■ Exercise prompt ■
Return all the data below as it stands, minus the pictures.

■ Collected data ■
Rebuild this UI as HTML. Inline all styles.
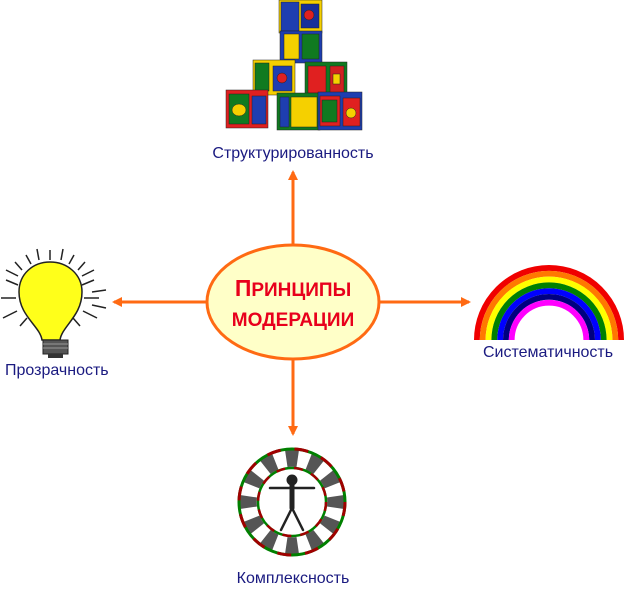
<!DOCTYPE html>
<html><head><meta charset="utf-8"><style>
html,body{margin:0;padding:0;background:#fff;}
svg{display:block;}
text{font-family:"Liberation Sans",sans-serif;}
</style></head><body>
<svg width="625" height="590" viewBox="0 0 625 590" xmlns="http://www.w3.org/2000/svg">
<defs>
<marker id="ah" markerWidth="10" markerHeight="10" refX="8" refY="5" orient="auto" markerUnits="userSpaceOnUse">
<path d="M0,0 L10,5 L0,10 Z" fill="#ff6a13"/></marker>
<path id="seg" d="M-7,-52 A52,52 0 0 1 7,-52 L4.5,-35 A35,35 0 0 0 -4.5,-35 Z" fill="#555"/>
</defs>
<g stroke="#ff6a13" stroke-width="3" fill="none">
<line x1="293" y1="245" x2="293" y2="172" marker-end="url(#ah)"/>
<line x1="206" y1="302" x2="114" y2="302" marker-end="url(#ah)"/>
<line x1="380" y1="302" x2="469" y2="302" marker-end="url(#ah)"/>
<line x1="293" y1="360" x2="293" y2="434" marker-end="url(#ah)"/>
</g>
<ellipse cx="293" cy="302" rx="86" ry="57" fill="#ffffc8" stroke="#ff6a13" stroke-width="3"/>
<text x="293" y="296" text-anchor="middle" font-size="23" font-weight="bold" fill="#e8001c">П<tspan font-size="19">РИНЦИПЫ</tspan></text>
<text x="293" y="326" text-anchor="middle" font-size="19" font-weight="bold" fill="#e8001c">МОДЕРАЦИИ</text>

<g stroke="#222" stroke-width="0.5">
<g><rect x="279" y="0" width="43" height="33" fill="#f5d000"/><rect x="281" y="2" width="18" height="29" fill="#1e3eb0"/><rect x="301" y="4" width="18" height="24" fill="#18309a"/><circle cx="309" cy="15" r="5" fill="#e02020"/></g>
<g><rect x="280" y="31" width="42" height="32" fill="#1e3eb0"/><rect x="284" y="34" width="15" height="25" fill="#f5d000"/><rect x="302" y="34" width="17" height="25" fill="#107a20"/></g>
<g><rect x="253" y="60" width="42" height="35" fill="#f5d000"/><rect x="255" y="63" width="14" height="28" fill="#107a20"/><rect x="273" y="66" width="19" height="25" fill="#1e3eb0"/><circle cx="282" cy="78" r="5" fill="#e02020"/></g>
<g><rect x="305" y="62" width="42" height="35" fill="#107a20"/><rect x="308" y="66" width="18" height="27" fill="#e02020"/><rect x="330" y="66" width="14" height="27" fill="#d02020"/><rect x="333" y="74" width="7" height="10" fill="#f5d000"/></g>
<g><rect x="226" y="90" width="42" height="38" fill="#e02020"/><rect x="229" y="94" width="20" height="30" fill="#107a20"/><rect x="252" y="96" width="14" height="28" fill="#1e3eb0"/><ellipse cx="239" cy="110" rx="7" ry="6" fill="#f5d000"/></g>
<g><rect x="277" y="93" width="43" height="37" fill="#107a20"/><rect x="280" y="97" width="9" height="30" fill="#1e3eb0"/><rect x="291" y="97" width="26" height="30" fill="#f5d000"/></g>
<g><rect x="318" y="92" width="44" height="38" fill="#1e3eb0"/><rect x="320" y="96" width="20" height="30" fill="#e02020"/><rect x="322" y="100" width="15" height="22" fill="#107a20"/><rect x="343" y="98" width="17" height="28" fill="#e02020"/><circle cx="351" cy="113" r="5" fill="#f5d000"/></g>
</g>
<text x="293" y="158" text-anchor="middle" font-size="16" fill="#1a1a80">Структурированность</text>

<g stroke="#222" stroke-width="1.5">
<line x1="50" y1="250" x2="50" y2="260"/><line x1="63" y1="249" x2="61" y2="260"/><line x1="37" y1="249" x2="39" y2="260"/>
<line x1="26" y1="255" x2="31" y2="264"/><line x1="74" y1="255" x2="69" y2="264"/>
<line x1="85" y1="262" x2="78" y2="270"/><line x1="15" y1="262" x2="22" y2="270"/>
<line x1="6" y1="280" x2="18" y2="285"/><line x1="94" y1="280" x2="82" y2="285"/>
<line x1="1" y1="298" x2="16" y2="298"/><line x1="99" y1="298" x2="84" y2="298"/>
<line x1="3" y1="318" x2="17" y2="311"/><line x1="97" y1="318" x2="83" y2="311"/>
<line x1="94" y1="270" x2="82" y2="276"/><line x1="6" y1="270" x2="18" y2="276"/>
<line x1="20" y1="326" x2="27" y2="318"/><line x1="80" y1="326" x2="73" y2="318"/>
<line x1="106" y1="290" x2="92" y2="292"/><line x1="106" y1="308" x2="92" y2="305"/>
</g>
<path d="M42,340 C40,326 19,316 19,292 C19,274 33,262 50,262 C67,262 82,274 82,292 C82,316 62,326 60,340 Z" fill="#ffff1a" stroke="#222" stroke-width="1.5"/>
<rect x="43" y="340" width="25" height="14" fill="#555" stroke="#222"/>
<line x1="43" y1="344" x2="68" y2="344" stroke="#999"/><line x1="43" y1="348" x2="68" y2="348" stroke="#999"/>
<rect x="48" y="354" width="15" height="4" fill="#333"/>
<text x="5" y="375" font-size="16" fill="#1a1a80">Прозрачность</text>

<g fill="none" stroke-width="5.8">
<path d="M476.9,340 A72.1,72.1 0 0 1 621.1,340" stroke="#f00000"/>
<path d="M482.7,340 A66.3,66.3 0 0 1 615.3,340" stroke="#ff7800"/>
<path d="M488.5,340 A60.5,60.5 0 0 1 609.5,340" stroke="#ffff00"/>
<path d="M494.3,340 A54.7,54.7 0 0 1 603.7,340" stroke="#008000"/>
<path d="M500.1,340 A48.9,48.9 0 0 1 597.9,340" stroke="#0000ff"/>
<path d="M505.9,340 A43.1,43.1 0 0 1 592.1,340" stroke="#000080"/>
<path d="M511.7,340 A37.3,37.3 0 0 1 586.3,340" stroke="#ff00ff"/>
</g>
<text x="483" y="357" font-size="16" fill="#1a1a80">Систематичность</text>

<g transform="translate(292,502)">
<circle r="54" fill="#fff"/>
<use href="#seg"/><use href="#seg" transform="rotate(30)"/><use href="#seg" transform="rotate(60)"/><use href="#seg" transform="rotate(90)"/>
<use href="#seg" transform="rotate(120)"/><use href="#seg" transform="rotate(150)"/><use href="#seg" transform="rotate(180)"/><use href="#seg" transform="rotate(210)"/>
<use href="#seg" transform="rotate(240)"/><use href="#seg" transform="rotate(270)"/><use href="#seg" transform="rotate(300)"/><use href="#seg" transform="rotate(330)"/>
<circle r="53" fill="none" stroke="#008000" stroke-width="3"/>
<circle r="53" fill="none" stroke="#a00000" stroke-width="3" stroke-dasharray="14 14"/>
<circle r="34" fill="#fff" stroke="#008000" stroke-width="2.5"/>
<circle r="34" fill="none" stroke="#a00000" stroke-width="2.5" stroke-dasharray="9 9"/>
<g stroke="#222" stroke-width="3" stroke-linecap="round" fill="none">
<circle cx="0" cy="-22" r="4" fill="#222"/>
<line x1="0" y1="-17" x2="0" y2="6" stroke-width="5"/>
<line x1="-22" y1="-14" x2="22" y2="-14" stroke-width="2.5"/>
<line x1="0" y1="6" x2="-11" y2="28" stroke-width="2.5"/>
<line x1="0" y1="6" x2="11" y2="28" stroke-width="2.5"/>
</g>
</g>
<text x="293" y="583" text-anchor="middle" font-size="16" fill="#1a1a80">Комплексность</text>
</svg>
</body></html>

■ Complete answer ■
Rebuild this UI as HTML. Inline all styles.
<!DOCTYPE html>
<html><head><meta charset="utf-8"><style>
html,body{margin:0;padding:0;background:#fff;}
svg{display:block;}
text{font-family:"Liberation Sans",sans-serif;}
</style></head><body>
<svg width="625" height="590" viewBox="0 0 625 590" xmlns="http://www.w3.org/2000/svg">
<defs>
<marker id="ah" markerWidth="10" markerHeight="10" refX="8" refY="5" orient="auto" markerUnits="userSpaceOnUse">
<path d="M0,0 L10,5 L0,10 Z" fill="#ff6a13"/></marker>
<path id="seg" d="M-7,-52 A52,52 0 0 1 7,-52 L4.5,-35 A35,35 0 0 0 -4.5,-35 Z" fill="#555"/>
</defs>
<g stroke="#ff6a13" stroke-width="3" fill="none">
<line x1="293" y1="245" x2="293" y2="172" marker-end="url(#ah)"/>
<line x1="206" y1="302" x2="114" y2="302" marker-end="url(#ah)"/>
<line x1="380" y1="302" x2="469" y2="302" marker-end="url(#ah)"/>
<line x1="293" y1="360" x2="293" y2="434" marker-end="url(#ah)"/>
</g>
<ellipse cx="293" cy="302" rx="86" ry="57" fill="#ffffc8" stroke="#ff6a13" stroke-width="3"/>
<text x="293" y="296" text-anchor="middle" font-size="23" font-weight="bold" fill="#e8001c">П<tspan font-size="19">РИНЦИПЫ</tspan></text>
<text x="293" y="326" text-anchor="middle" font-size="19" font-weight="bold" fill="#e8001c">МОДЕРАЦИИ</text>

<g stroke="#222" stroke-width="0.5">
<g><rect x="279" y="0" width="43" height="33" fill="#f5d000"/><rect x="281" y="2" width="18" height="29" fill="#1e3eb0"/><rect x="301" y="4" width="18" height="24" fill="#18309a"/><circle cx="309" cy="15" r="5" fill="#e02020"/></g>
<g><rect x="280" y="31" width="42" height="32" fill="#1e3eb0"/><rect x="284" y="34" width="15" height="25" fill="#f5d000"/><rect x="302" y="34" width="17" height="25" fill="#107a20"/></g>
<g><rect x="253" y="60" width="42" height="35" fill="#f5d000"/><rect x="255" y="63" width="14" height="28" fill="#107a20"/><rect x="273" y="66" width="19" height="25" fill="#1e3eb0"/><circle cx="282" cy="78" r="5" fill="#e02020"/></g>
<g><rect x="305" y="62" width="42" height="35" fill="#107a20"/><rect x="308" y="66" width="18" height="27" fill="#e02020"/><rect x="330" y="66" width="14" height="27" fill="#d02020"/><rect x="333" y="74" width="7" height="10" fill="#f5d000"/></g>
<g><rect x="226" y="90" width="42" height="38" fill="#e02020"/><rect x="229" y="94" width="20" height="30" fill="#107a20"/><rect x="252" y="96" width="14" height="28" fill="#1e3eb0"/><ellipse cx="239" cy="110" rx="7" ry="6" fill="#f5d000"/></g>
<g><rect x="277" y="93" width="43" height="37" fill="#107a20"/><rect x="280" y="97" width="9" height="30" fill="#1e3eb0"/><rect x="291" y="97" width="26" height="30" fill="#f5d000"/></g>
<g><rect x="318" y="92" width="44" height="38" fill="#1e3eb0"/><rect x="320" y="96" width="20" height="30" fill="#e02020"/><rect x="322" y="100" width="15" height="22" fill="#107a20"/><rect x="343" y="98" width="17" height="28" fill="#e02020"/><circle cx="351" cy="113" r="5" fill="#f5d000"/></g>
</g>
<text x="293" y="158" text-anchor="middle" font-size="16" fill="#1a1a80">Структурированность</text>

<g stroke="#222" stroke-width="1.5">
<line x1="50" y1="250" x2="50" y2="260"/><line x1="63" y1="249" x2="61" y2="260"/><line x1="37" y1="249" x2="39" y2="260"/>
<line x1="26" y1="255" x2="31" y2="264"/><line x1="74" y1="255" x2="69" y2="264"/>
<line x1="85" y1="262" x2="78" y2="270"/><line x1="15" y1="262" x2="22" y2="270"/>
<line x1="6" y1="280" x2="18" y2="285"/><line x1="94" y1="280" x2="82" y2="285"/>
<line x1="1" y1="298" x2="16" y2="298"/><line x1="99" y1="298" x2="84" y2="298"/>
<line x1="3" y1="318" x2="17" y2="311"/><line x1="97" y1="318" x2="83" y2="311"/>
<line x1="94" y1="270" x2="82" y2="276"/><line x1="6" y1="270" x2="18" y2="276"/>
<line x1="20" y1="326" x2="27" y2="318"/><line x1="80" y1="326" x2="73" y2="318"/>
<line x1="106" y1="290" x2="92" y2="292"/><line x1="106" y1="308" x2="92" y2="305"/>
</g>
<path d="M42,340 C40,326 19,316 19,292 C19,274 33,262 50,262 C67,262 82,274 82,292 C82,316 62,326 60,340 Z" fill="#ffff1a" stroke="#222" stroke-width="1.5"/>
<rect x="43" y="340" width="25" height="14" fill="#555" stroke="#222"/>
<line x1="43" y1="344" x2="68" y2="344" stroke="#999"/><line x1="43" y1="348" x2="68" y2="348" stroke="#999"/>
<rect x="48" y="354" width="15" height="4" fill="#333"/>
<text x="5" y="375" font-size="16" fill="#1a1a80">Прозрачность</text>

<g fill="none" stroke-width="5.8">
<path d="M476.9,340 A72.1,72.1 0 0 1 621.1,340" stroke="#f00000"/>
<path d="M482.7,340 A66.3,66.3 0 0 1 615.3,340" stroke="#ff7800"/>
<path d="M488.5,340 A60.5,60.5 0 0 1 609.5,340" stroke="#ffff00"/>
<path d="M494.3,340 A54.7,54.7 0 0 1 603.7,340" stroke="#008000"/>
<path d="M500.1,340 A48.9,48.9 0 0 1 597.9,340" stroke="#0000ff"/>
<path d="M505.9,340 A43.1,43.1 0 0 1 592.1,340" stroke="#000080"/>
<path d="M511.7,340 A37.3,37.3 0 0 1 586.3,340" stroke="#ff00ff"/>
</g>
<text x="483" y="357" font-size="16" fill="#1a1a80">Систематичность</text>

<g transform="translate(292,502)">
<circle r="54" fill="#fff"/>
<use href="#seg"/><use href="#seg" transform="rotate(30)"/><use href="#seg" transform="rotate(60)"/><use href="#seg" transform="rotate(90)"/>
<use href="#seg" transform="rotate(120)"/><use href="#seg" transform="rotate(150)"/><use href="#seg" transform="rotate(180)"/><use href="#seg" transform="rotate(210)"/>
<use href="#seg" transform="rotate(240)"/><use href="#seg" transform="rotate(270)"/><use href="#seg" transform="rotate(300)"/><use href="#seg" transform="rotate(330)"/>
<circle r="53" fill="none" stroke="#008000" stroke-width="3"/>
<circle r="53" fill="none" stroke="#a00000" stroke-width="3" stroke-dasharray="14 14"/>
<circle r="34" fill="#fff" stroke="#008000" stroke-width="2.5"/>
<circle r="34" fill="none" stroke="#a00000" stroke-width="2.5" stroke-dasharray="9 9"/>
<g stroke="#222" stroke-width="3" stroke-linecap="round" fill="none">
<circle cx="0" cy="-22" r="4" fill="#222"/>
<line x1="0" y1="-17" x2="0" y2="6" stroke-width="5"/>
<line x1="-22" y1="-14" x2="22" y2="-14" stroke-width="2.5"/>
<line x1="0" y1="6" x2="-11" y2="28" stroke-width="2.5"/>
<line x1="0" y1="6" x2="11" y2="28" stroke-width="2.5"/>
</g>
</g>
<text x="293" y="583" text-anchor="middle" font-size="16" fill="#1a1a80">Комплексность</text>
</svg>
</body></html>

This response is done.